Evangelio (Lc 13,1-9)
Estaban presentes en aquel momento unos que le contaban lo de los galileos, cuya sangre mezcló Pilato con la de sus sacrificios. Y en respuesta les dijo:
— ¿Pensáis que estos galileos eran más pecadores que todos los galileos, porque padecieron tales cosas? No, os lo aseguro; pero si no os convertís, todos pereceréis igualmente. O aquellos dieciocho sobre los que cayó la torre de Siloé y los mató, ¿pensáis que eran más culpables que todos los hombres que vivían en Jerusalén? No, os lo aseguro; pero si no os convertís, todos pereceréis igualmente.
Les decía esta parábola:
— Un hombre tenía una higuera plantada en su viña y fue a buscar en ella fruto y no lo encontró. Entonces le dijo al viñador: «Mira, hace tres años que vengo a buscar fruto en esta higuera sin encontrarlo; córtala, ¿para qué va a ocupar terreno en balde?» Pero él le respondió: «Señor, déjala también este año hasta que cave a su alrededor y eche estiércol, por si produce fruto; si no, ya la cortarás».
Comentario al Evangelio
La invitación de Jesús a la conversión personal sigue siendo apremiante. Los interlocutores de Jesús pensaban que la causa de algunas desgracias e injusticias eran los pecados de esas mismas víctimas. Hasta sus mismos discípulos manifestaron esta misma mentalidad cuando vieron al ciego de nacimiento: “Rabbí, ¿quién pecó: éste o sus padres, para que naciera ciego?” (Juan 9,2). Se hacían a sí mismos jueces inapelables de las conciencias ajenas. Jesús, sin embargo, les reprocha esa actitud, pues no examinan su propia vida, desconocen el estado de su alma, de modo que no se convierten.
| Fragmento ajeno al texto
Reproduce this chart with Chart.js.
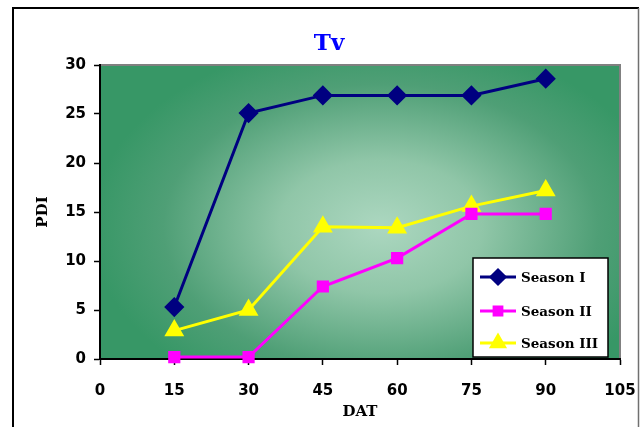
<!DOCTYPE html>
<html>
<head>
<meta charset="utf-8">
<script src="https://cdn.jsdelivr.net/npm/chart.js@4/dist/chart.umd.min.js"></script>
<style>
  html, body { margin: 0; padding: 0; background: #ffffff; }
  #wrap { width: 640px; height: 427px; position: relative; }
</style>
</head>
<body>
<div id="wrap"><canvas id="c" width="640" height="427"></canvas></div>
<script>
// Days after treatment (x) and disease index per season
const dat = [15, 30, 45, 60, 75, 90];
const seasonI = [5.3, 25.1, 26.9, 26.9, 26.9, 28.6];
const seasonII = [0.2, 0.2, 7.4, 10.3, 14.8, 14.8];
const seasonIII = [2.9, 5.0, 13.5, 13.4, 15.6, 17.2];
const seriesNames = ['Season I', 'Season II', 'Season III'];
const xTicks = [0, 15, 30, 45, 60, 75, 90, 105];
const yTicks = [0, 5, 10, 15, 20, 25, 30];
const chartTitle = 'Tv';

const SERIF = '"DejaVu Serif", "Liberation Serif", serif';
const SANS = '"DejaVu Sans", "Liberation Sans", sans-serif';

const toPoints = vals => dat.map((d, i) => ({ x: d, y: vals[i] }));

// Green "from centre" fill behind the plot, the outer frame and the title
const backdrop = {
  id: 'backdrop',
  beforeDraw(chart) {
    const { ctx, chartArea: a } = chart;
    ctx.save();
    ctx.fillStyle = '#ffffff';
    ctx.fillRect(0, 0, chart.width, chart.height);
    // outer frame: black top and left, grey right
    ctx.strokeStyle = '#000000';
    ctx.lineWidth = 2;
    ctx.beginPath();
    ctx.moveTo(13, 440); ctx.lineTo(13, 8); ctx.lineTo(639, 8);
    ctx.stroke();
    ctx.strokeStyle = '#707070';
    ctx.lineWidth = 1.5;
    ctx.beginPath();
    ctx.moveTo(638.5, 8); ctx.lineTo(638.5, 440);
    ctx.stroke();

    ctx.fillStyle = '#0000ff';
    ctx.font = 'bold 23px ' + SERIF;
    ctx.textAlign = 'center';
    ctx.textBaseline = 'middle';
    ctx.fillText(chartTitle, 329, 44);

    ctx.beginPath();
    ctx.rect(a.left, a.top, a.right - a.left, a.bottom - a.top);
    ctx.clip();
    const cx = a.left + (a.right - a.left) * 0.54;
    const cy = a.top + (a.bottom - a.top) * 0.55;
    const rx = 290, ry = 190;
    ctx.translate(cx, cy);
    ctx.scale(1, ry / rx);
    const g = ctx.createRadialGradient(0, 0, 0, 0, 0, rx);
    g.addColorStop(0, '#acd7c0');
    g.addColorStop(0.35, '#90c6a8');
    g.addColorStop(0.75, '#4f9f76');
    g.addColorStop(1, '#379766');
    ctx.fillStyle = g;
    ctx.fillRect(-rx * 2, -rx * 2, rx * 4, rx * 4);
    ctx.restore();

    // grey top and right border of the plot
    ctx.save();
    ctx.strokeStyle = '#808080';
    ctx.lineWidth = 2;
    ctx.beginPath();
    ctx.moveTo(a.left, a.top);
    ctx.lineTo(a.right, a.top);
    ctx.lineTo(a.right, a.bottom);
    ctx.stroke();
    ctx.restore();
  }
};

// Boxed legend sitting in the lower right of the plot
const boxLegend = {
  id: 'boxLegend',
  afterDatasetsDraw(chart) {
    const { ctx } = chart;
    const x0 = 473, y0 = 258, w = 135, h = 99;
    ctx.save();
    ctx.fillStyle = '#ffffff';
    ctx.fillRect(x0, y0, w, h);
    ctx.strokeStyle = '#000000';
    ctx.lineWidth = 1.5;
    ctx.strokeRect(x0, y0, w, h);
    const rows = [277, 311, 343];
    chart.data.datasets.forEach((ds, i) => {
      const y = rows[i];
      ctx.strokeStyle = ds.borderColor;
      ctx.lineWidth = 3;
      ctx.beginPath();
      ctx.moveTo(480, y);
      ctx.lineTo(516, y);
      ctx.stroke();
      ctx.fillStyle = ds.pointBackgroundColor;
      ctx.strokeStyle = ds.pointBorderColor;
      Chart.helpers.drawPoint(ctx, {
        pointStyle: ds.pointStyle,
        radius: ds.pointRadius - 1,
        rotation: 0,
        borderWidth: 1
      }, 498, y);
      ctx.fillStyle = '#000000';
      ctx.font = 'bold 13.5px ' + SERIF;
      ctx.textBaseline = 'middle';
      ctx.textAlign = 'left';
      ctx.fillText(ds.label, 521, y + 1);
    });
    ctx.restore();
  }
};

const mk = (label, vals, color, style, r) => ({
  label,
  data: toPoints(vals),
  borderColor: color,
  backgroundColor: color,
  pointBackgroundColor: color,
  pointBorderColor: color,
  pointStyle: style,
  pointRadius: r,
  pointHoverRadius: r,
  borderWidth: 3,
  tension: 0,
  clip: false
});

new Chart(document.getElementById('c'), {
  type: 'line',
  data: {
    datasets: [
      mk(seriesNames[0], seasonI, '#000080', 'rectRot', 8),
      mk(seriesNames[1], seasonII, '#ff00ff', 'rect', 6.5),
      mk(seriesNames[2], seasonIII, '#ffff00', 'triangle', 8.5)
    ]
  },
  options: {
    responsive: false,
    animation: false,
    layout: { padding: { left: 34, right: 20, top: 65, bottom: 0 } },
    plugins: {
      legend: { display: false },
      tooltip: { enabled: false },
      title: { display: false }
    },
    scales: {
      x: {
        type: 'linear',
        min: 0,
        max: 105,
        afterBuildTicks(scale) { scale.ticks = xTicks.map(v => ({ value: v })); },
        afterFit(scale) {
          scale.height = 68;
          scale.paddingLeft = 0;
          scale.paddingRight = 0;
        },
        grid: { drawOnChartArea: false, tickLength: 6, tickColor: '#000000', tickWidth: 1.5 },
        border: { color: '#000000', width: 2 },
        ticks: {
          color: '#000000',
          padding: 17,
          maxRotation: 0,
          font: { family: SANS, size: 15, weight: 'bold' }
        },
        title: {
          display: true,
          text: 'DAT',
          color: '#000000',
          padding: { top: 0, bottom: 6 },
          font: { family: SERIF, size: 15, weight: 'bold' }
        }
      },
      y: {
        min: 0,
        max: 30,
        afterBuildTicks(scale) { scale.ticks = yTicks.map(v => ({ value: v })); },
        afterFit(scale) {
          scale.width = 66;
          scale.paddingTop = 0;
          scale.paddingBottom = 0;
        },
        grid: { drawOnChartArea: false, tickLength: 6, tickColor: '#000000', tickWidth: 1.5 },
        border: { color: '#000000', width: 2 },
        ticks: {
          color: '#000000',
          padding: 8,
          font: { family: SANS, size: 15, weight: 'bold' }
        },
        title: {
          display: true,
          text: 'PDI',
          color: '#000000',
          padding: { top: 0, bottom: 0 },
          font: { family: SERIF, size: 15, weight: 'bold' }
        }
      }
    }
  },
  plugins: [backdrop, boxLegend]
});
</script>
</body>
</html>
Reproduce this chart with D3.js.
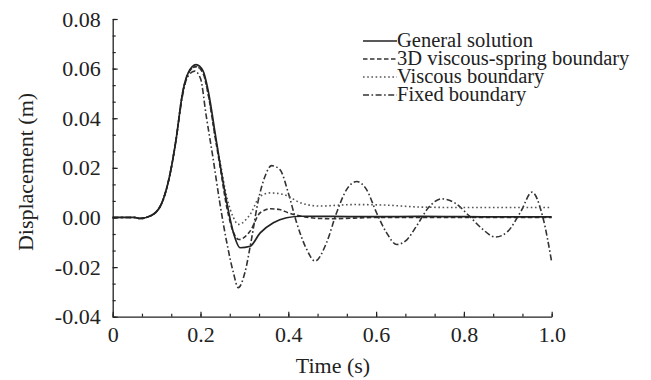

La conversión es volverse a Dios, y con su luz, reconocer el propio pecado, y emprender una vida nueva, según las palabras del Salmo: “Ten misericordia de mí, Dios mío, según tu bondad; según tu inmensa compasión borra mi delito. (...) Yo reconozco mi delito, y mi pecado está de continuo ante mí” (Salmo 51,3.5). “Jesucristo es el rostro de la misericordia del Padre”, recordaba el Papa Francisco al convocar el jubileo extraordinario de la misericordia[1].
La parábola de Jesús nos habla de la paciencia de Dios. El dueño de la higuera plantada en la viña lleva tres años esperando a que ese árbol dé fruto, y está dispuesto a esperar un cuarto año, pues el viñador le ha prometido que hará todo lo posible para que la siguiente cosecha no vuelva a ser infructuosa. Ciertamente, “el Señor es compasivo y misericordioso, lento a la ira y rico en misericordia” (Salmo 103,8). Pero esa paciencia divina no puede ser excusa para retrasar la conversión, para dejar de acudir una vez y otra a las fuentes de la gracia divina: los sacramentos, la savia divina que empapa y vivifica nuestra alma, y nos convierte en personas que dan fruto.
[1] Francisco, Misericordiae vultus, n. 1.